Work to be completed: Print all of the lines exactly. Any picture among them stays out.

Available data:
§ §
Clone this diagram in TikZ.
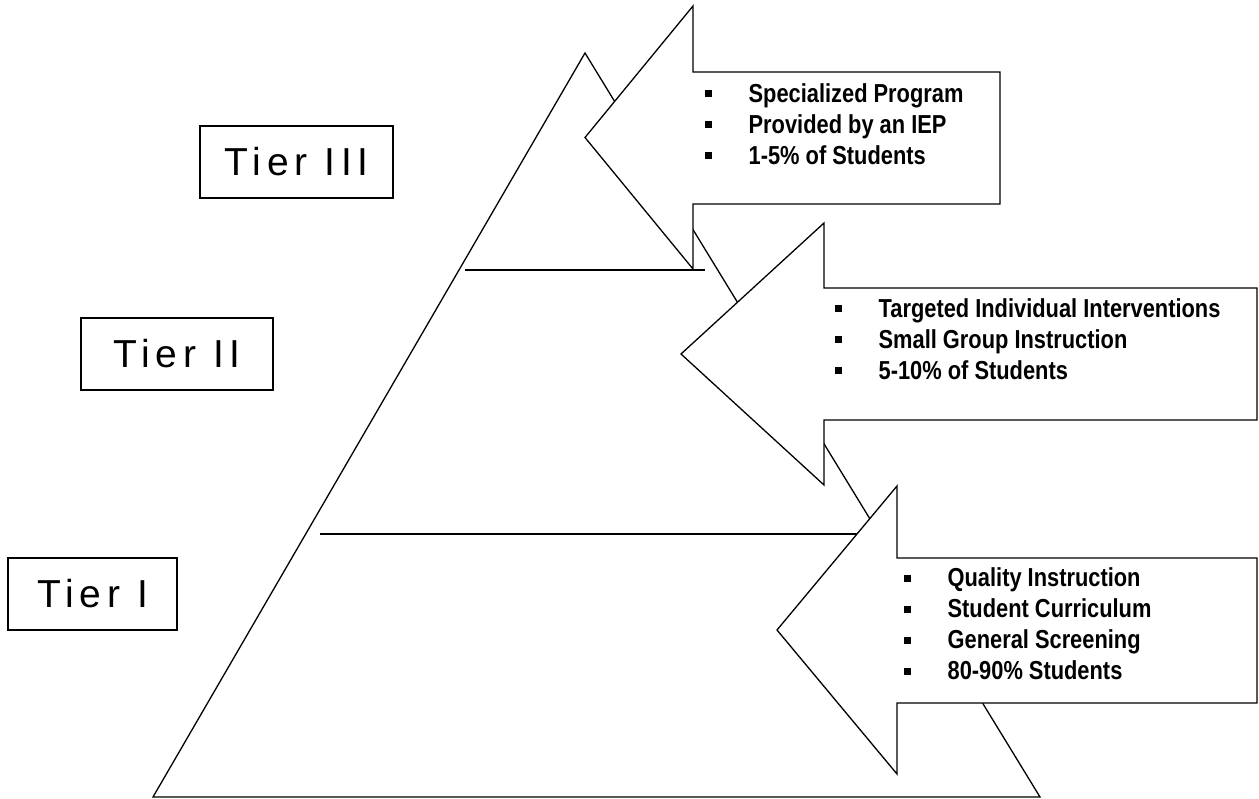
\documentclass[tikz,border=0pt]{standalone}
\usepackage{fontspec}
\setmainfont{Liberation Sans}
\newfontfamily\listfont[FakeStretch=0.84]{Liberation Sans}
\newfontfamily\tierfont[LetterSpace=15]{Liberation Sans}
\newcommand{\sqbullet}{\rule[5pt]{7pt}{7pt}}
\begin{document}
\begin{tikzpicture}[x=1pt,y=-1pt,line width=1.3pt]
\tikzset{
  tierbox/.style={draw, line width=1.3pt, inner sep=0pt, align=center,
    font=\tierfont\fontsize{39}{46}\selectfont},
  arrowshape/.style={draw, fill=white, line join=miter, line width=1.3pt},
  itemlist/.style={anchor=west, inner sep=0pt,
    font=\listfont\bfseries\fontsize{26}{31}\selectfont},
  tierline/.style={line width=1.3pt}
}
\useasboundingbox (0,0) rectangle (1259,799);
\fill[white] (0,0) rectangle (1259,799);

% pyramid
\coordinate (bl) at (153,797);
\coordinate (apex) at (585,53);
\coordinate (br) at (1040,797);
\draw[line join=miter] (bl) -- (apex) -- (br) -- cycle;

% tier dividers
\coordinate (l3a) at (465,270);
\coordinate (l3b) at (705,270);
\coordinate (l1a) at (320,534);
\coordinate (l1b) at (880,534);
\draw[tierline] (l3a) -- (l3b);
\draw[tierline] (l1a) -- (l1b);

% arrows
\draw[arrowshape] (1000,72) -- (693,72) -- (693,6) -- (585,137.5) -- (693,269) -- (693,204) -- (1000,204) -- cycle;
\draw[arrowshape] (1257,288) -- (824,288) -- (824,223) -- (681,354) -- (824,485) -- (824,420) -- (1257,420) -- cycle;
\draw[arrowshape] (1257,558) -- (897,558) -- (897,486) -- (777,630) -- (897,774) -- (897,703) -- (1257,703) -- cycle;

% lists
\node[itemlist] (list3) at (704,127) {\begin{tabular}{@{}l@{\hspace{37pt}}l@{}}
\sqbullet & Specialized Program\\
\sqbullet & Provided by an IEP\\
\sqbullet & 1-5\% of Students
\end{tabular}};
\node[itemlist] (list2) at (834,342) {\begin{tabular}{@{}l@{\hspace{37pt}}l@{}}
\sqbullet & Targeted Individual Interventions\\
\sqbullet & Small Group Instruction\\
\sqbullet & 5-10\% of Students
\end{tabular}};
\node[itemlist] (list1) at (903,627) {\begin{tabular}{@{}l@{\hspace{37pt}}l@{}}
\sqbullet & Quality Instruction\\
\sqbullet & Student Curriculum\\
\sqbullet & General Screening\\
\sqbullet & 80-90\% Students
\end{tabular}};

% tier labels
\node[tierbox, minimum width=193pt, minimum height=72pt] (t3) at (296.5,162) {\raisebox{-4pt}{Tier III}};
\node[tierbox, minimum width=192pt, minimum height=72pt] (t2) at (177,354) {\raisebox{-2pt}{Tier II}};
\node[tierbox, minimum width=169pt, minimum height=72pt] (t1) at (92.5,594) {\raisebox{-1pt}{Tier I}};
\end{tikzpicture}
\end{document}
§ §
Final result:
Clone this diagram in TikZ.
\documentclass[tikz,border=0pt]{standalone}
\usepackage{fontspec}
\setmainfont{Liberation Sans}
\newfontfamily\listfont[FakeStretch=0.84]{Liberation Sans}
\newfontfamily\tierfont[LetterSpace=15]{Liberation Sans}
\newcommand{\sqbullet}{\rule[5pt]{7pt}{7pt}}
\begin{document}
\begin{tikzpicture}[x=1pt,y=-1pt,line width=1.3pt]
\tikzset{
  tierbox/.style={draw, line width=1.3pt, inner sep=0pt, align=center,
    font=\tierfont\fontsize{39}{46}\selectfont},
  arrowshape/.style={draw, fill=white, line join=miter, line width=1.3pt},
  itemlist/.style={anchor=west, inner sep=0pt,
    font=\listfont\bfseries\fontsize{26}{31}\selectfont},
  tierline/.style={line width=1.3pt}
}
\useasboundingbox (0,0) rectangle (1259,799);
\fill[white] (0,0) rectangle (1259,799);

% pyramid
\coordinate (bl) at (153,797);
\coordinate (apex) at (585,53);
\coordinate (br) at (1040,797);
\draw[line join=miter] (bl) -- (apex) -- (br) -- cycle;

% tier dividers
\coordinate (l3a) at (465,270);
\coordinate (l3b) at (705,270);
\coordinate (l1a) at (320,534);
\coordinate (l1b) at (880,534);
\draw[tierline] (l3a) -- (l3b);
\draw[tierline] (l1a) -- (l1b);

% arrows
\draw[arrowshape] (1000,72) -- (693,72) -- (693,6) -- (585,137.5) -- (693,269) -- (693,204) -- (1000,204) -- cycle;
\draw[arrowshape] (1257,288) -- (824,288) -- (824,223) -- (681,354) -- (824,485) -- (824,420) -- (1257,420) -- cycle;
\draw[arrowshape] (1257,558) -- (897,558) -- (897,486) -- (777,630) -- (897,774) -- (897,703) -- (1257,703) -- cycle;

% lists
\node[itemlist] (list3) at (704,127) {\begin{tabular}{@{}l@{\hspace{37pt}}l@{}}
\sqbullet & Specialized Program\\
\sqbullet & Provided by an IEP\\
\sqbullet & 1-5\% of Students
\end{tabular}};
\node[itemlist] (list2) at (834,342) {\begin{tabular}{@{}l@{\hspace{37pt}}l@{}}
\sqbullet & Targeted Individual Interventions\\
\sqbullet & Small Group Instruction\\
\sqbullet & 5-10\% of Students
\end{tabular}};
\node[itemlist] (list1) at (903,627) {\begin{tabular}{@{}l@{\hspace{37pt}}l@{}}
\sqbullet & Quality Instruction\\
\sqbullet & Student Curriculum\\
\sqbullet & General Screening\\
\sqbullet & 80-90\% Students
\end{tabular}};

% tier labels
\node[tierbox, minimum width=193pt, minimum height=72pt] (t3) at (296.5,162) {\raisebox{-4pt}{Tier III}};
\node[tierbox, minimum width=192pt, minimum height=72pt] (t2) at (177,354) {\raisebox{-2pt}{Tier II}};
\node[tierbox, minimum width=169pt, minimum height=72pt] (t1) at (92.5,594) {\raisebox{-1pt}{Tier I}};
\end{tikzpicture}
\end{document}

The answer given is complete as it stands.